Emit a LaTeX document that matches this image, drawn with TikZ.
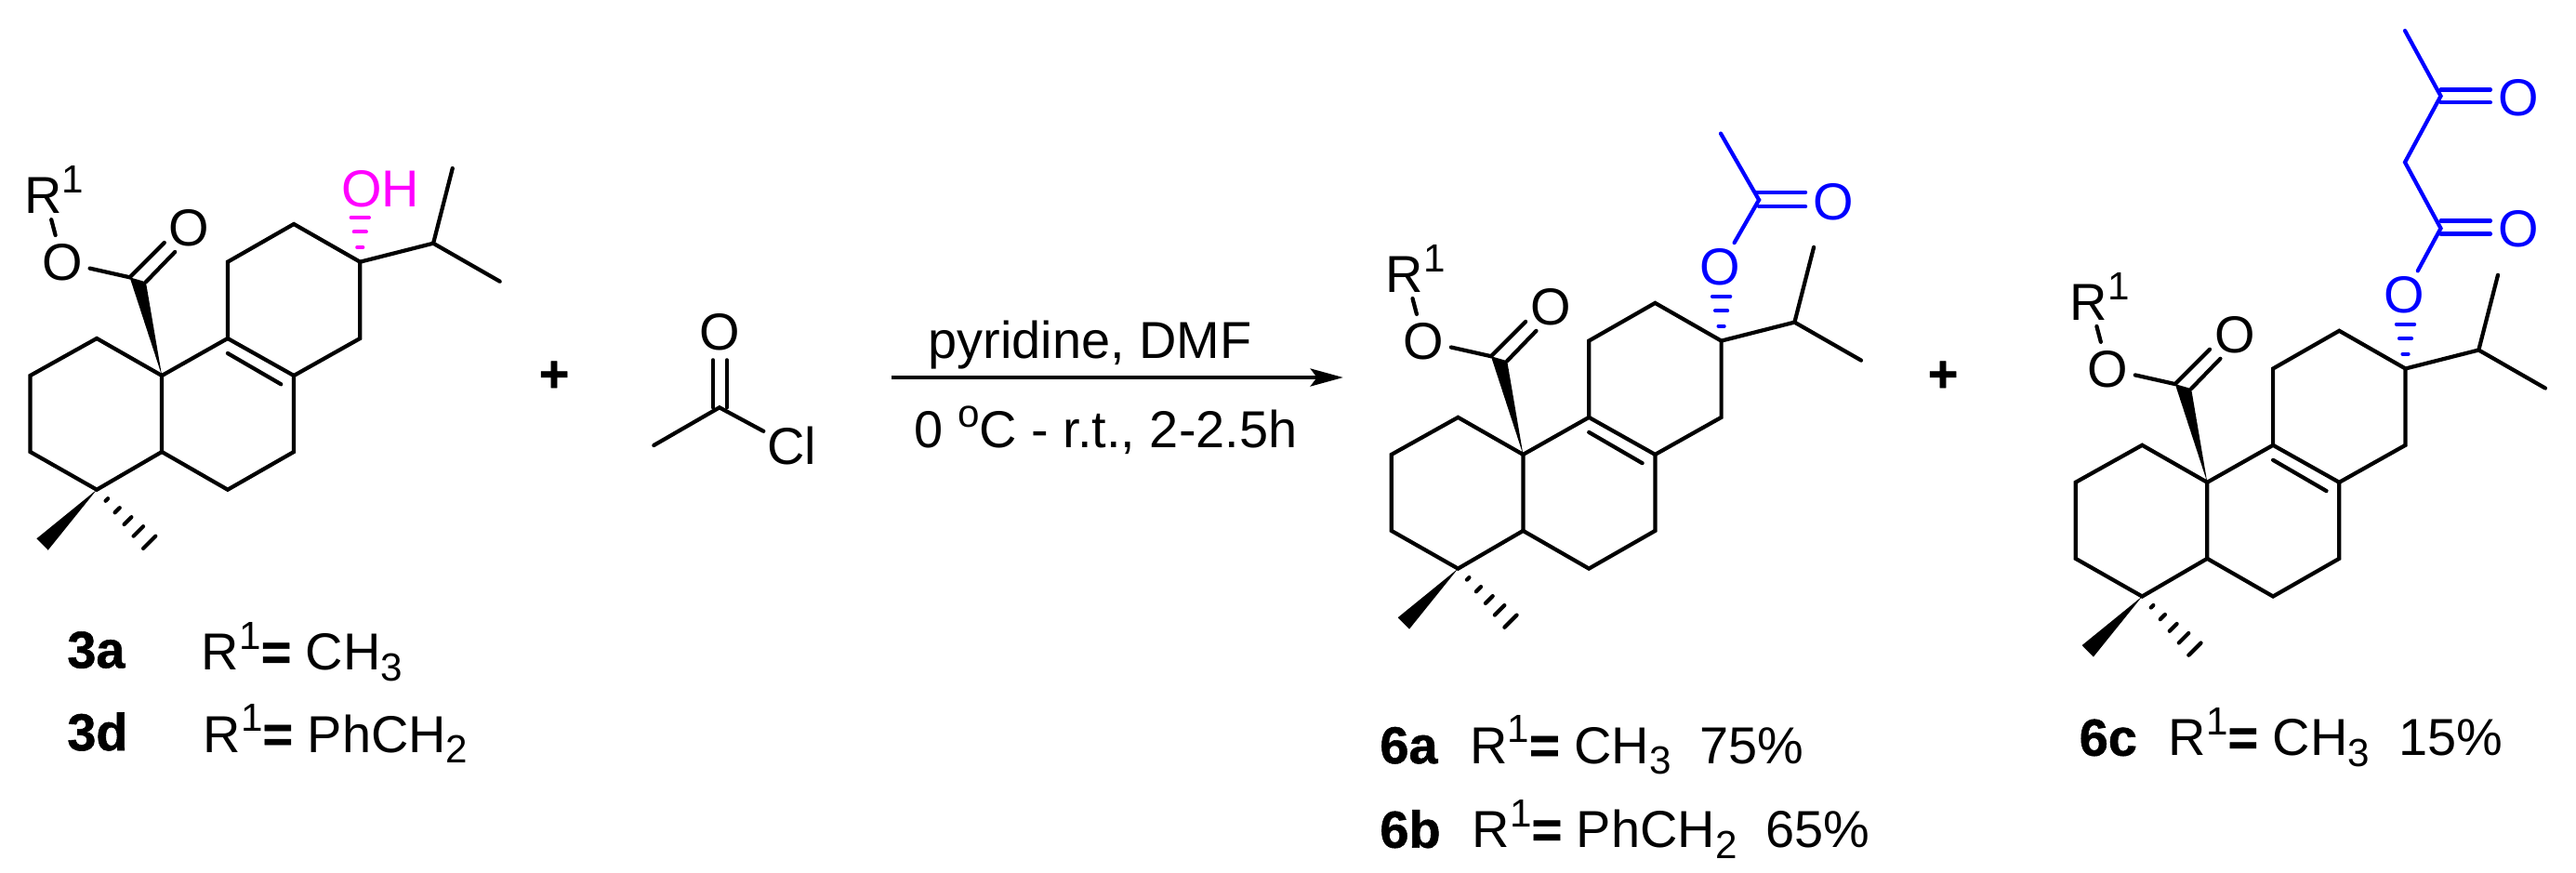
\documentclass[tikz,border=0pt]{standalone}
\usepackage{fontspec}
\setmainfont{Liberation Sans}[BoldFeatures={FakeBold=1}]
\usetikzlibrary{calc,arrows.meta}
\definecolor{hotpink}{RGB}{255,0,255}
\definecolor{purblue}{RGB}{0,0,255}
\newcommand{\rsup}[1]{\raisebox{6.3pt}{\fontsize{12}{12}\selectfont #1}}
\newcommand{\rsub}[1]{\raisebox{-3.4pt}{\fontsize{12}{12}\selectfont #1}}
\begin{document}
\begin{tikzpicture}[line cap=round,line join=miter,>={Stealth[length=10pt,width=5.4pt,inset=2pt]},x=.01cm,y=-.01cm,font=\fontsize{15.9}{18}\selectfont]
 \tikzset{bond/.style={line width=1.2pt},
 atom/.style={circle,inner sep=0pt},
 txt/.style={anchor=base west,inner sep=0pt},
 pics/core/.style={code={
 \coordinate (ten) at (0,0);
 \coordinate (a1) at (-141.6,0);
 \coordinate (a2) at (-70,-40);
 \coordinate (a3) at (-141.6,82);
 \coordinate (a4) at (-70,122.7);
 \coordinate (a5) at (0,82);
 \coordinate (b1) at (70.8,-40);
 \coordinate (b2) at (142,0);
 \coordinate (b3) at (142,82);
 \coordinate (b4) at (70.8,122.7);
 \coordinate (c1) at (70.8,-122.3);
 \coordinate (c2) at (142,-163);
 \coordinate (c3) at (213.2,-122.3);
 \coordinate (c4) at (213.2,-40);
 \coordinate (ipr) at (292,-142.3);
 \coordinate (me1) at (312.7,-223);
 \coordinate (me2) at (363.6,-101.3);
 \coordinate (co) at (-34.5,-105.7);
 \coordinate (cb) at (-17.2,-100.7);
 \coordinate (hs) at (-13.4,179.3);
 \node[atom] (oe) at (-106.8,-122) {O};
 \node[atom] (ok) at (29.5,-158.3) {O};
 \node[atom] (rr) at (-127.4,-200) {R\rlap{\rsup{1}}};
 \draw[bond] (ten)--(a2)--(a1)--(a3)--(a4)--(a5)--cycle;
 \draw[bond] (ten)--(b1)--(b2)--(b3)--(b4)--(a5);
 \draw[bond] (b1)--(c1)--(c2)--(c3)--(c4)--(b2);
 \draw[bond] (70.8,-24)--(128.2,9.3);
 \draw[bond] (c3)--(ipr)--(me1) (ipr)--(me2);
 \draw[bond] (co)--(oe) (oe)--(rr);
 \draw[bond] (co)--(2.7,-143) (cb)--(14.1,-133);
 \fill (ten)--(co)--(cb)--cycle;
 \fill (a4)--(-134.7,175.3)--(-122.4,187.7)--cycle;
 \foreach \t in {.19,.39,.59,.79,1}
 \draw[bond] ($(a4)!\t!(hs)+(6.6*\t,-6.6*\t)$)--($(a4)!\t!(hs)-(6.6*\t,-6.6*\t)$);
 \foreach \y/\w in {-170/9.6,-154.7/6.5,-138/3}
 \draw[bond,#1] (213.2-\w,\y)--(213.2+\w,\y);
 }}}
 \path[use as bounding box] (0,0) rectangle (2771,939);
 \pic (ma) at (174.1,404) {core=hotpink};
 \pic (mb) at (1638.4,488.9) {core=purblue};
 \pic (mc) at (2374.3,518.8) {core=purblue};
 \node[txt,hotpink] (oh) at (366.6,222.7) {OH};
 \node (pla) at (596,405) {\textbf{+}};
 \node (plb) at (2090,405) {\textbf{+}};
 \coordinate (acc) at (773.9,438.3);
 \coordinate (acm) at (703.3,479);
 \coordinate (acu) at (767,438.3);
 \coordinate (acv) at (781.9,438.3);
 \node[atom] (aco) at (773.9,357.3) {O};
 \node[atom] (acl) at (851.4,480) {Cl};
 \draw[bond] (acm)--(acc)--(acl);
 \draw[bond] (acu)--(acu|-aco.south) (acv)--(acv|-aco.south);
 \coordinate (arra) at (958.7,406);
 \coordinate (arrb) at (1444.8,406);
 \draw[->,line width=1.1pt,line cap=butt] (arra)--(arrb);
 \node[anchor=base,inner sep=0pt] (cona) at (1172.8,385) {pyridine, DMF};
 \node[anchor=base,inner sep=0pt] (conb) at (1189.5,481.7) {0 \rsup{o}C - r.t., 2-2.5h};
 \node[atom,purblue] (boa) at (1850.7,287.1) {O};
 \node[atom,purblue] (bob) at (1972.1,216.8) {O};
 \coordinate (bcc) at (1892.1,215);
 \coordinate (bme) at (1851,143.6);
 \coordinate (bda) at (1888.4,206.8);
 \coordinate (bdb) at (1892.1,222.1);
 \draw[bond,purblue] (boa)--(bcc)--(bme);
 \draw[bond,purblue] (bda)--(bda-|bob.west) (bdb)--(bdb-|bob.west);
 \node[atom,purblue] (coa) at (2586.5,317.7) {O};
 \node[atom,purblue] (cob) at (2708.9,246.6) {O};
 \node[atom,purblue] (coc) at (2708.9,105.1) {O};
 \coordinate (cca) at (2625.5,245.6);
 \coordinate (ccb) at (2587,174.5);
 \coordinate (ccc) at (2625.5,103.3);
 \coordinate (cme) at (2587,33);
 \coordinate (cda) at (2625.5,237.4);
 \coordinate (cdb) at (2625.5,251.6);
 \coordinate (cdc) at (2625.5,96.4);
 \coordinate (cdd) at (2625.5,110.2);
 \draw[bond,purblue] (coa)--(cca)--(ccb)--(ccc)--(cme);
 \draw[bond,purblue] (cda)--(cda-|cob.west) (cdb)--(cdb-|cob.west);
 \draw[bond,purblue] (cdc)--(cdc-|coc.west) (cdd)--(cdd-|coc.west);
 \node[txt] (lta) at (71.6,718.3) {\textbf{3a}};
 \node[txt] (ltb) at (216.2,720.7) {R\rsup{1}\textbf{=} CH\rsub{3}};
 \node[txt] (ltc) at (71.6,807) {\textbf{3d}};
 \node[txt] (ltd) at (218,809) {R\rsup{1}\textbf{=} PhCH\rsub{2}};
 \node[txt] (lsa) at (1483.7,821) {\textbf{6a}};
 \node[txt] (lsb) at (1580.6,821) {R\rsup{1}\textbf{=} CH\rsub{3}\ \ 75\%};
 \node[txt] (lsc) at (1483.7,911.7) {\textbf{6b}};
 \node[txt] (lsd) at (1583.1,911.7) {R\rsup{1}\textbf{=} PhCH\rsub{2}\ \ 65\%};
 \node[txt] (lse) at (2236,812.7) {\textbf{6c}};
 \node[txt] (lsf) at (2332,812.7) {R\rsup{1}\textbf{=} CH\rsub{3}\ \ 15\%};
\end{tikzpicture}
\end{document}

□ □ □

Go through the listing above and write it all out exactly, leaving out any picture.

Emit a LaTeX document that matches this image, drawn with TikZ.
\documentclass[tikz,border=0pt]{standalone}
\usepackage{fontspec}
\setmainfont{Liberation Sans}[BoldFeatures={FakeBold=1}]
\usetikzlibrary{calc,arrows.meta}
\definecolor{hotpink}{RGB}{255,0,255}
\definecolor{purblue}{RGB}{0,0,255}
\newcommand{\rsup}[1]{\raisebox{6.3pt}{\fontsize{12}{12}\selectfont #1}}
\newcommand{\rsub}[1]{\raisebox{-3.4pt}{\fontsize{12}{12}\selectfont #1}}
\begin{document}
\begin{tikzpicture}[line cap=round,line join=miter,>={Stealth[length=10pt,width=5.4pt,inset=2pt]},x=.01cm,y=-.01cm,font=\fontsize{15.9}{18}\selectfont]
 \tikzset{bond/.style={line width=1.2pt},
 atom/.style={circle,inner sep=0pt},
 txt/.style={anchor=base west,inner sep=0pt},
 pics/core/.style={code={
 \coordinate (ten) at (0,0);
 \coordinate (a1) at (-141.6,0);
 \coordinate (a2) at (-70,-40);
 \coordinate (a3) at (-141.6,82);
 \coordinate (a4) at (-70,122.7);
 \coordinate (a5) at (0,82);
 \coordinate (b1) at (70.8,-40);
 \coordinate (b2) at (142,0);
 \coordinate (b3) at (142,82);
 \coordinate (b4) at (70.8,122.7);
 \coordinate (c1) at (70.8,-122.3);
 \coordinate (c2) at (142,-163);
 \coordinate (c3) at (213.2,-122.3);
 \coordinate (c4) at (213.2,-40);
 \coordinate (ipr) at (292,-142.3);
 \coordinate (me1) at (312.7,-223);
 \coordinate (me2) at (363.6,-101.3);
 \coordinate (co) at (-34.5,-105.7);
 \coordinate (cb) at (-17.2,-100.7);
 \coordinate (hs) at (-13.4,179.3);
 \node[atom] (oe) at (-106.8,-122) {O};
 \node[atom] (ok) at (29.5,-158.3) {O};
 \node[atom] (rr) at (-127.4,-200) {R\rlap{\rsup{1}}};
 \draw[bond] (ten)--(a2)--(a1)--(a3)--(a4)--(a5)--cycle;
 \draw[bond] (ten)--(b1)--(b2)--(b3)--(b4)--(a5);
 \draw[bond] (b1)--(c1)--(c2)--(c3)--(c4)--(b2);
 \draw[bond] (70.8,-24)--(128.2,9.3);
 \draw[bond] (c3)--(ipr)--(me1) (ipr)--(me2);
 \draw[bond] (co)--(oe) (oe)--(rr);
 \draw[bond] (co)--(2.7,-143) (cb)--(14.1,-133);
 \fill (ten)--(co)--(cb)--cycle;
 \fill (a4)--(-134.7,175.3)--(-122.4,187.7)--cycle;
 \foreach \t in {.19,.39,.59,.79,1}
 \draw[bond] ($(a4)!\t!(hs)+(6.6*\t,-6.6*\t)$)--($(a4)!\t!(hs)-(6.6*\t,-6.6*\t)$);
 \foreach \y/\w in {-170/9.6,-154.7/6.5,-138/3}
 \draw[bond,#1] (213.2-\w,\y)--(213.2+\w,\y);
 }}}
 \path[use as bounding box] (0,0) rectangle (2771,939);
 \pic (ma) at (174.1,404) {core=hotpink};
 \pic (mb) at (1638.4,488.9) {core=purblue};
 \pic (mc) at (2374.3,518.8) {core=purblue};
 \node[txt,hotpink] (oh) at (366.6,222.7) {OH};
 \node (pla) at (596,405) {\textbf{+}};
 \node (plb) at (2090,405) {\textbf{+}};
 \coordinate (acc) at (773.9,438.3);
 \coordinate (acm) at (703.3,479);
 \coordinate (acu) at (767,438.3);
 \coordinate (acv) at (781.9,438.3);
 \node[atom] (aco) at (773.9,357.3) {O};
 \node[atom] (acl) at (851.4,480) {Cl};
 \draw[bond] (acm)--(acc)--(acl);
 \draw[bond] (acu)--(acu|-aco.south) (acv)--(acv|-aco.south);
 \coordinate (arra) at (958.7,406);
 \coordinate (arrb) at (1444.8,406);
 \draw[->,line width=1.1pt,line cap=butt] (arra)--(arrb);
 \node[anchor=base,inner sep=0pt] (cona) at (1172.8,385) {pyridine, DMF};
 \node[anchor=base,inner sep=0pt] (conb) at (1189.5,481.7) {0 \rsup{o}C - r.t., 2-2.5h};
 \node[atom,purblue] (boa) at (1850.7,287.1) {O};
 \node[atom,purblue] (bob) at (1972.1,216.8) {O};
 \coordinate (bcc) at (1892.1,215);
 \coordinate (bme) at (1851,143.6);
 \coordinate (bda) at (1888.4,206.8);
 \coordinate (bdb) at (1892.1,222.1);
 \draw[bond,purblue] (boa)--(bcc)--(bme);
 \draw[bond,purblue] (bda)--(bda-|bob.west) (bdb)--(bdb-|bob.west);
 \node[atom,purblue] (coa) at (2586.5,317.7) {O};
 \node[atom,purblue] (cob) at (2708.9,246.6) {O};
 \node[atom,purblue] (coc) at (2708.9,105.1) {O};
 \coordinate (cca) at (2625.5,245.6);
 \coordinate (ccb) at (2587,174.5);
 \coordinate (ccc) at (2625.5,103.3);
 \coordinate (cme) at (2587,33);
 \coordinate (cda) at (2625.5,237.4);
 \coordinate (cdb) at (2625.5,251.6);
 \coordinate (cdc) at (2625.5,96.4);
 \coordinate (cdd) at (2625.5,110.2);
 \draw[bond,purblue] (coa)--(cca)--(ccb)--(ccc)--(cme);
 \draw[bond,purblue] (cda)--(cda-|cob.west) (cdb)--(cdb-|cob.west);
 \draw[bond,purblue] (cdc)--(cdc-|coc.west) (cdd)--(cdd-|coc.west);
 \node[txt] (lta) at (71.6,718.3) {\textbf{3a}};
 \node[txt] (ltb) at (216.2,720.7) {R\rsup{1}\textbf{=} CH\rsub{3}};
 \node[txt] (ltc) at (71.6,807) {\textbf{3d}};
 \node[txt] (ltd) at (218,809) {R\rsup{1}\textbf{=} PhCH\rsub{2}};
 \node[txt] (lsa) at (1483.7,821) {\textbf{6a}};
 \node[txt] (lsb) at (1580.6,821) {R\rsup{1}\textbf{=} CH\rsub{3}\ \ 75\%};
 \node[txt] (lsc) at (1483.7,911.7) {\textbf{6b}};
 \node[txt] (lsd) at (1583.1,911.7) {R\rsup{1}\textbf{=} PhCH\rsub{2}\ \ 65\%};
 \node[txt] (lse) at (2236,812.7) {\textbf{6c}};
 \node[txt] (lsf) at (2332,812.7) {R\rsup{1}\textbf{=} CH\rsub{3}\ \ 15\%};
\end{tikzpicture}
\end{document}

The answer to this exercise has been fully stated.